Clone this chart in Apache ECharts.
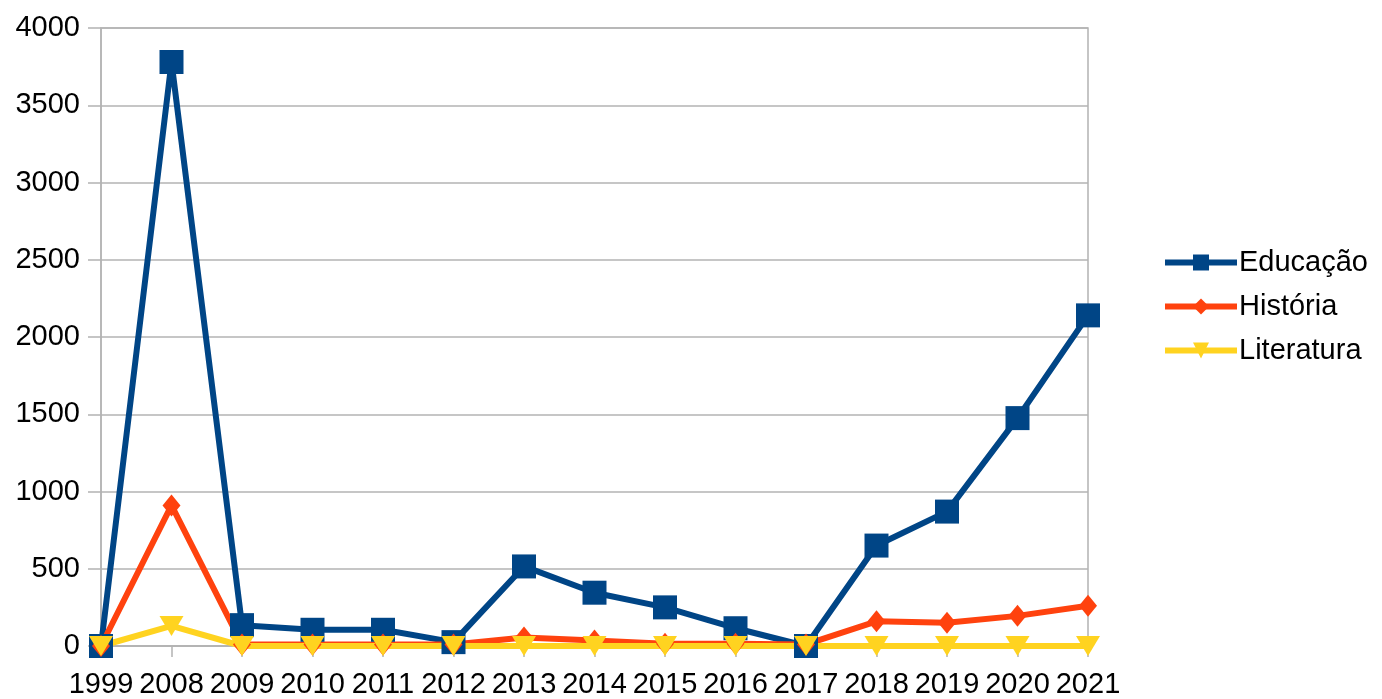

--

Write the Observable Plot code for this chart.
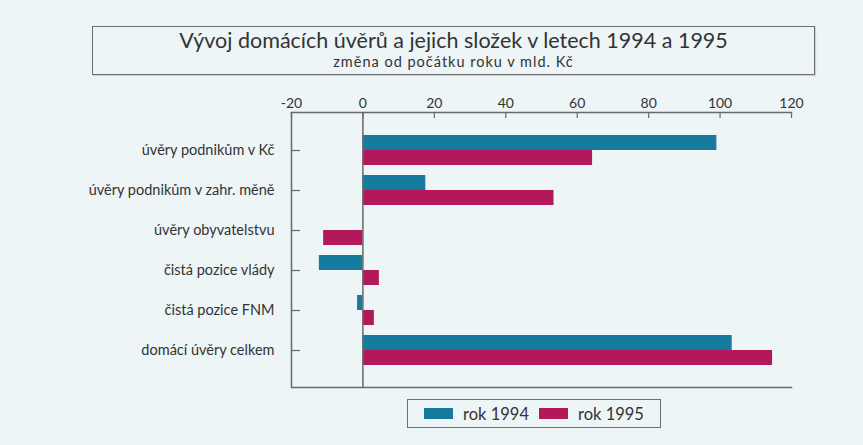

...

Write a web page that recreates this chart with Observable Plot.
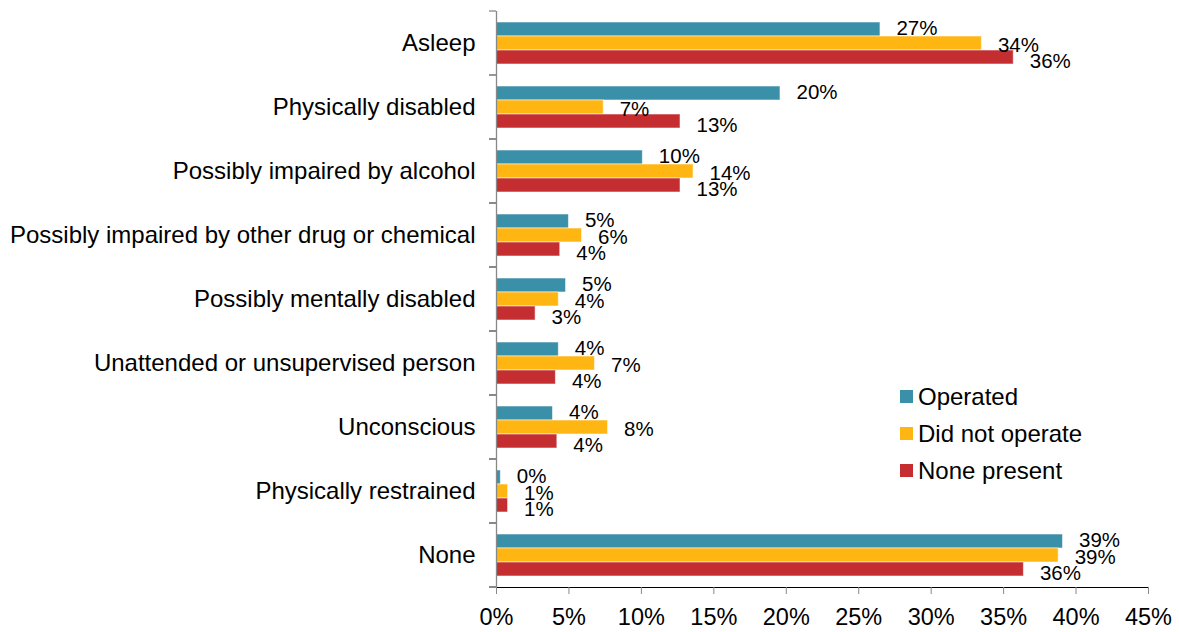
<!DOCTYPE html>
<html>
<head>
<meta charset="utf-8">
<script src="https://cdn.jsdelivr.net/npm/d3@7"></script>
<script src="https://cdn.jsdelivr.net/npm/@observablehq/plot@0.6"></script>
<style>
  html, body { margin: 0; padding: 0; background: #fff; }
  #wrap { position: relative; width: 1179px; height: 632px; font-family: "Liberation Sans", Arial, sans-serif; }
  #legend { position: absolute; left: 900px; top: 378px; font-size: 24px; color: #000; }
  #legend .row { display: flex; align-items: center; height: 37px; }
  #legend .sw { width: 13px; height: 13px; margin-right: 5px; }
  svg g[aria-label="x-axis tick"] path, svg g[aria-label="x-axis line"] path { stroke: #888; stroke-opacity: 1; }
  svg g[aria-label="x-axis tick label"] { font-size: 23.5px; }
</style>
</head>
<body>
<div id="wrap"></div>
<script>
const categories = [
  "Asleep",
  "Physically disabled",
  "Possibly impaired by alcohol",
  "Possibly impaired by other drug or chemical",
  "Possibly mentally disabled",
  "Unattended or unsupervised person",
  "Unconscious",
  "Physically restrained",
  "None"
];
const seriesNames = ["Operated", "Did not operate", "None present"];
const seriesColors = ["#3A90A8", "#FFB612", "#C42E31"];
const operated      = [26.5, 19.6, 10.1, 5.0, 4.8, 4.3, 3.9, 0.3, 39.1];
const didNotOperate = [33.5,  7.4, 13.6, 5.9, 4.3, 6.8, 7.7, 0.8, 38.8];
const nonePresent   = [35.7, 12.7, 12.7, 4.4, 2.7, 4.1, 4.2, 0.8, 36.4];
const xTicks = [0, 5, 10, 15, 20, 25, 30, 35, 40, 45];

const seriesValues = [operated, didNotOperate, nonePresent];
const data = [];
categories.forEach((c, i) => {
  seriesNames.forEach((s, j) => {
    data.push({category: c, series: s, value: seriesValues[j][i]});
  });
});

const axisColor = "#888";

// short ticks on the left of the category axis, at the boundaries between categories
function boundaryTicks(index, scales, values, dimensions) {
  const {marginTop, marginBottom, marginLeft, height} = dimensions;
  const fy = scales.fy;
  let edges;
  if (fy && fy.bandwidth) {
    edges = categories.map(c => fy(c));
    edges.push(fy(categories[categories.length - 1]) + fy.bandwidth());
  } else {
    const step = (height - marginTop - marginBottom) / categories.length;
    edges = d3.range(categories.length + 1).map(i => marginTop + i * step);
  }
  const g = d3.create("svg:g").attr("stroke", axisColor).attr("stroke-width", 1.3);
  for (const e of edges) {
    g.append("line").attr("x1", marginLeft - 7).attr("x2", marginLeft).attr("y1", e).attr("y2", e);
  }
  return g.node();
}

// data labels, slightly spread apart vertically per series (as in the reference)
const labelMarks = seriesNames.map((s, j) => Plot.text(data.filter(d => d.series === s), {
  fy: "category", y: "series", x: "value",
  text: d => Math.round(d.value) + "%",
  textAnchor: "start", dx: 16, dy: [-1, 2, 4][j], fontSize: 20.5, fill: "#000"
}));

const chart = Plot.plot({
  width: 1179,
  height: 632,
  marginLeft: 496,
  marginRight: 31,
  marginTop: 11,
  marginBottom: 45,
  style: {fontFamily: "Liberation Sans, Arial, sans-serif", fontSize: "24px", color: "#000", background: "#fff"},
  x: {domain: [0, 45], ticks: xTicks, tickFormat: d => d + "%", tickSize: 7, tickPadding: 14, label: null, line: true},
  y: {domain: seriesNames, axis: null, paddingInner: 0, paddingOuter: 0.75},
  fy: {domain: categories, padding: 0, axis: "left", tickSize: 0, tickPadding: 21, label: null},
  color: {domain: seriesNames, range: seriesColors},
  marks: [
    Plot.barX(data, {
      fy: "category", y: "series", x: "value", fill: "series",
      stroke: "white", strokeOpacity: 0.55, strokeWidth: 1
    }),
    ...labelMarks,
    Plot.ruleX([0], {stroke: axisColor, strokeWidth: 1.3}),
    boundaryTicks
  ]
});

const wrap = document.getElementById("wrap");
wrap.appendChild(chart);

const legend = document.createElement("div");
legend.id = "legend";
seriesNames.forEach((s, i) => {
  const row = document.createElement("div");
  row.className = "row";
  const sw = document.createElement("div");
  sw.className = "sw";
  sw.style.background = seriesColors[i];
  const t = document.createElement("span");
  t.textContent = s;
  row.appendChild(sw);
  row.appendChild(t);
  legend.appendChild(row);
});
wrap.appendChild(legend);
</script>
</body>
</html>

**DIRECTION:** Give again, word for word, the lines from the one that contains "Write a web" to the one that contains "35, 40, 45];", both included. Omit the pictures.

**SOLUTION TO THIS EXERCISE:**
Write a web page that recreates this chart with Observable Plot.
<!DOCTYPE html>
<html>
<head>
<meta charset="utf-8">
<script src="https://cdn.jsdelivr.net/npm/d3@7"></script>
<script src="https://cdn.jsdelivr.net/npm/@observablehq/plot@0.6"></script>
<style>
  html, body { margin: 0; padding: 0; background: #fff; }
  #wrap { position: relative; width: 1179px; height: 632px; font-family: "Liberation Sans", Arial, sans-serif; }
  #legend { position: absolute; left: 900px; top: 378px; font-size: 24px; color: #000; }
  #legend .row { display: flex; align-items: center; height: 37px; }
  #legend .sw { width: 13px; height: 13px; margin-right: 5px; }
  svg g[aria-label="x-axis tick"] path, svg g[aria-label="x-axis line"] path { stroke: #888; stroke-opacity: 1; }
  svg g[aria-label="x-axis tick label"] { font-size: 23.5px; }
</style>
</head>
<body>
<div id="wrap"></div>
<script>
const categories = [
  "Asleep",
  "Physically disabled",
  "Possibly impaired by alcohol",
  "Possibly impaired by other drug or chemical",
  "Possibly mentally disabled",
  "Unattended or unsupervised person",
  "Unconscious",
  "Physically restrained",
  "None"
];
const seriesNames = ["Operated", "Did not operate", "None present"];
const seriesColors = ["#3A90A8", "#FFB612", "#C42E31"];
const operated      = [26.5, 19.6, 10.1, 5.0, 4.8, 4.3, 3.9, 0.3, 39.1];
const didNotOperate = [33.5,  7.4, 13.6, 5.9, 4.3, 6.8, 7.7, 0.8, 38.8];
const nonePresent   = [35.7, 12.7, 12.7, 4.4, 2.7, 4.1, 4.2, 0.8, 36.4];
const xTicks = [0, 5, 10, 15, 20, 25, 30, 35, 40, 45];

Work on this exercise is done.